═══ Provided data
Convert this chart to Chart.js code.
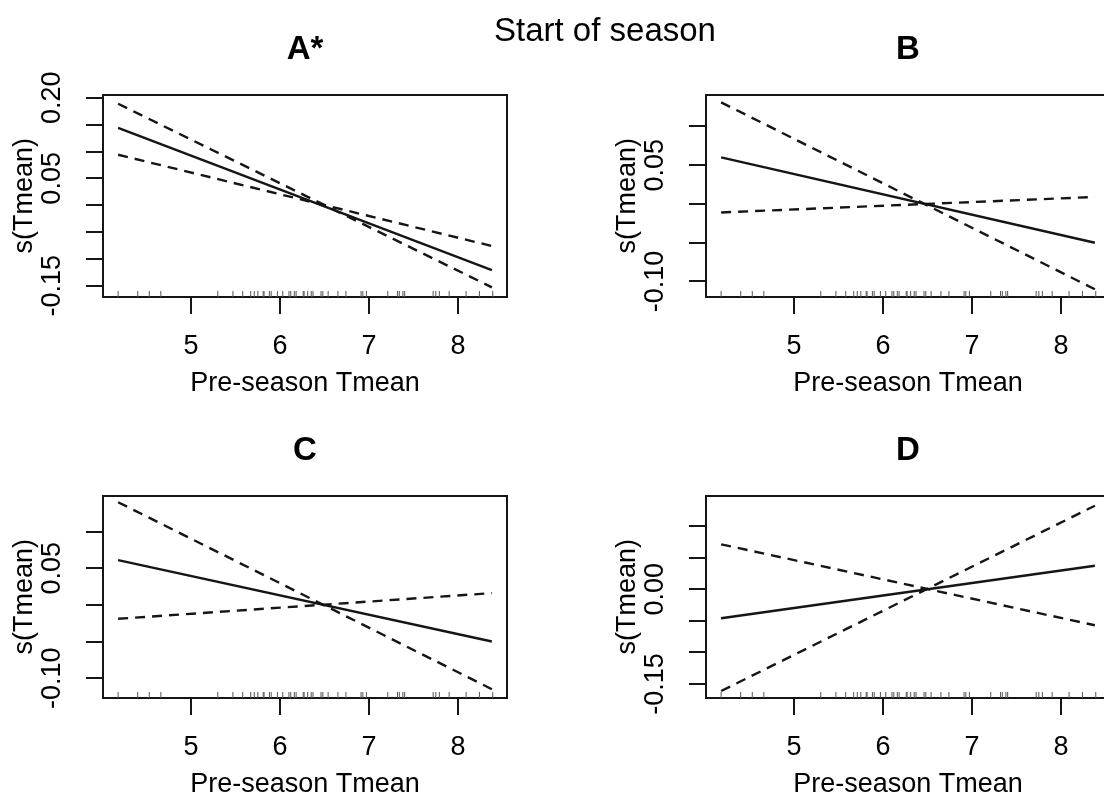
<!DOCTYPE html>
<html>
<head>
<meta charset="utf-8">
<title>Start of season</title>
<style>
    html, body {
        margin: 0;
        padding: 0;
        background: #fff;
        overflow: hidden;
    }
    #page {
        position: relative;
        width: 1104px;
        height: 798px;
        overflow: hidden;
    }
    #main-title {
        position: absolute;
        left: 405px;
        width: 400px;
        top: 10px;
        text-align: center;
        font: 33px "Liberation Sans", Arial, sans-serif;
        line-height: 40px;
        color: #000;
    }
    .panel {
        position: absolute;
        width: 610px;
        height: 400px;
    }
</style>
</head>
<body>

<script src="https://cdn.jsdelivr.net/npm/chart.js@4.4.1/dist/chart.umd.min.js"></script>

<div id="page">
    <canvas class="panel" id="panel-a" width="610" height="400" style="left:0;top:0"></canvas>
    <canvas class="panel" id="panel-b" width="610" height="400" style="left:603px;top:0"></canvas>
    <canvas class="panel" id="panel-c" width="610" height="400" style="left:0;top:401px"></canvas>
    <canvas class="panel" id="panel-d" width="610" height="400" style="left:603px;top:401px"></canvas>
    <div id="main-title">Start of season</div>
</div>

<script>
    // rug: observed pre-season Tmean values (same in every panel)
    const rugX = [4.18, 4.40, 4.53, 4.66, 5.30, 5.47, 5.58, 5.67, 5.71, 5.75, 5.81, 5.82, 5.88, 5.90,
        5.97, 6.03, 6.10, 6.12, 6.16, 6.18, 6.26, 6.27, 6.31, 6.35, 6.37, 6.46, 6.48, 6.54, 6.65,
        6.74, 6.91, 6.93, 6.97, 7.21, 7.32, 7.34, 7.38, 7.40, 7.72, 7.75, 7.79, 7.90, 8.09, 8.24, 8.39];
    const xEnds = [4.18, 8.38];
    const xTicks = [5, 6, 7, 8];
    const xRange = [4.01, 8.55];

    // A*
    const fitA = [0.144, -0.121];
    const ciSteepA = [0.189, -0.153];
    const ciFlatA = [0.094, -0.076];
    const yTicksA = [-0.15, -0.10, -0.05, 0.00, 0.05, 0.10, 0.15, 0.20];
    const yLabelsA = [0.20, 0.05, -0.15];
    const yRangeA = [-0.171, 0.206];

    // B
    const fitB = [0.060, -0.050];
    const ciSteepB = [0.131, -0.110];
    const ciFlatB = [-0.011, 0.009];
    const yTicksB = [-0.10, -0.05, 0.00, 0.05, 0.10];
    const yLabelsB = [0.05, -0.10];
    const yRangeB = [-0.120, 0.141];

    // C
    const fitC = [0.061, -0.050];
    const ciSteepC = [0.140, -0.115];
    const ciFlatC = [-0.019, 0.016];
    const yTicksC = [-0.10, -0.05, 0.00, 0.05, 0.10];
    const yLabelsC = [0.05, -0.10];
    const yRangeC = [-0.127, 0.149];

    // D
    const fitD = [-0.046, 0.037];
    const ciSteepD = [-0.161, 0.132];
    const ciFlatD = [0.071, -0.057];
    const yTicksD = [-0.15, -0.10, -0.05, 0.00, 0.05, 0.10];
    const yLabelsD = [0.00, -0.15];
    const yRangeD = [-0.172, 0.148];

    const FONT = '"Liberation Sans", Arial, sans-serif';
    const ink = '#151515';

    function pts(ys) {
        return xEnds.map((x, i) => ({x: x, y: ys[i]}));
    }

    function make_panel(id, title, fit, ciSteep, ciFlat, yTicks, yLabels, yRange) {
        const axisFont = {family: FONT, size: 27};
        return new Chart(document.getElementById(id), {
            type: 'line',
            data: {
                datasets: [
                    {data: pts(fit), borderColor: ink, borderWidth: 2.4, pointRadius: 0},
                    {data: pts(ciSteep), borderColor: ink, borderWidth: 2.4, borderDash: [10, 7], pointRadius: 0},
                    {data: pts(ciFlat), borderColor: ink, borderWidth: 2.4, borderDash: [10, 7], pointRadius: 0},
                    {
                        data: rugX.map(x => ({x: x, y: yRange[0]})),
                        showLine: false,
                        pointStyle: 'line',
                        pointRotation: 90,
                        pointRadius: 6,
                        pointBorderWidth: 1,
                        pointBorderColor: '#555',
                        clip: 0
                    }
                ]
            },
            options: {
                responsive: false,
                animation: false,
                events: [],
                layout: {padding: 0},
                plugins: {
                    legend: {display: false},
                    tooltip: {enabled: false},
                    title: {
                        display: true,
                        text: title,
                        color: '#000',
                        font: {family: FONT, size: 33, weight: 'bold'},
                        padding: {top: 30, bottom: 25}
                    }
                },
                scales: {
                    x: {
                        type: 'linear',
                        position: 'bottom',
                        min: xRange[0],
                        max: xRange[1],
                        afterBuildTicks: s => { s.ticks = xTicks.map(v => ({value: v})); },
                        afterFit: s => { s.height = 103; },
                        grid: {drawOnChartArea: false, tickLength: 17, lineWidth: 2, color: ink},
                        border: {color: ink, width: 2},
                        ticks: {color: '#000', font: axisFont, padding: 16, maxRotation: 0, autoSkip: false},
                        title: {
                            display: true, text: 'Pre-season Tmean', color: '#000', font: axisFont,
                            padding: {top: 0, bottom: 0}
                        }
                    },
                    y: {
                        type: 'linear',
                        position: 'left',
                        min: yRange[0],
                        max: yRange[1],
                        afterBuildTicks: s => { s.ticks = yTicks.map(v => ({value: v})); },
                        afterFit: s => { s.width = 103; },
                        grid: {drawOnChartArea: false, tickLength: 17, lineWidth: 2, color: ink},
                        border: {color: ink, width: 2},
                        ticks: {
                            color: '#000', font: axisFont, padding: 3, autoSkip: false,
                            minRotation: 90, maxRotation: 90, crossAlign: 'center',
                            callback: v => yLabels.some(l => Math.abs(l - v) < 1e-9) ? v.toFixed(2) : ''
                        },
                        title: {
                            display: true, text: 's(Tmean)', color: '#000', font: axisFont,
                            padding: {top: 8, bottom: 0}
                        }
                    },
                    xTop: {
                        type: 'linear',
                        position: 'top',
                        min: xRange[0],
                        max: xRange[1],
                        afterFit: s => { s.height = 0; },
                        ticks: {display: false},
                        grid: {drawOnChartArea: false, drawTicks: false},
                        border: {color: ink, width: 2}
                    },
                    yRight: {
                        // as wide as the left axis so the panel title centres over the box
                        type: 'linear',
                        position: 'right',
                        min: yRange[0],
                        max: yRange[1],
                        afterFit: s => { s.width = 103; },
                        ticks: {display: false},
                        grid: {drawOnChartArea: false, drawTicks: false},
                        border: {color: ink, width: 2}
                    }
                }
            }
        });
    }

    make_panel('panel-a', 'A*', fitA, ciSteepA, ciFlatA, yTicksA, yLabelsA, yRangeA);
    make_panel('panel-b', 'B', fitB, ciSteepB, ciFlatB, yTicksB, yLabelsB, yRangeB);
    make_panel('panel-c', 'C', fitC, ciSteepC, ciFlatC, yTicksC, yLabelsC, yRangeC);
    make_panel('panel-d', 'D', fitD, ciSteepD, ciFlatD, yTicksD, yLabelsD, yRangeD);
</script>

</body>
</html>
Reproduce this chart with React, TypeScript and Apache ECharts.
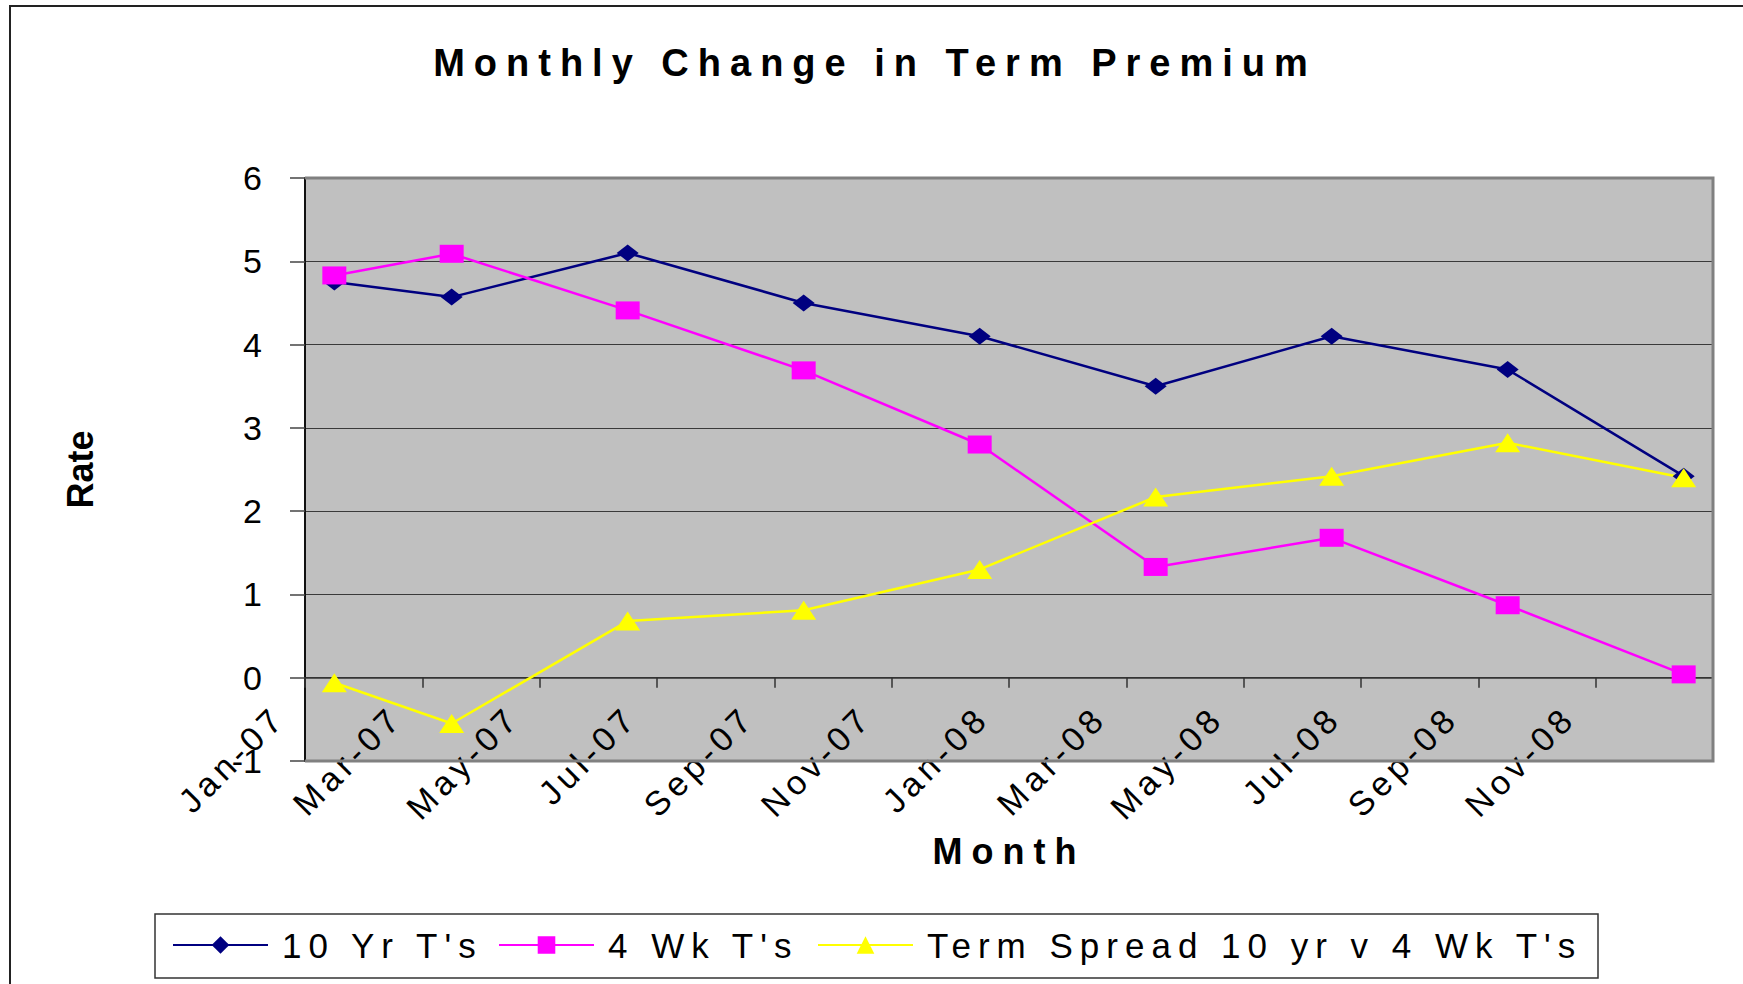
══════
Your goal » Identify the lines that hold the word "this". Copy every one of them.

Reply to the task »
Convert this chart to Chart.js code.
Reproduce this chart with React, TypeScript and Apache ECharts.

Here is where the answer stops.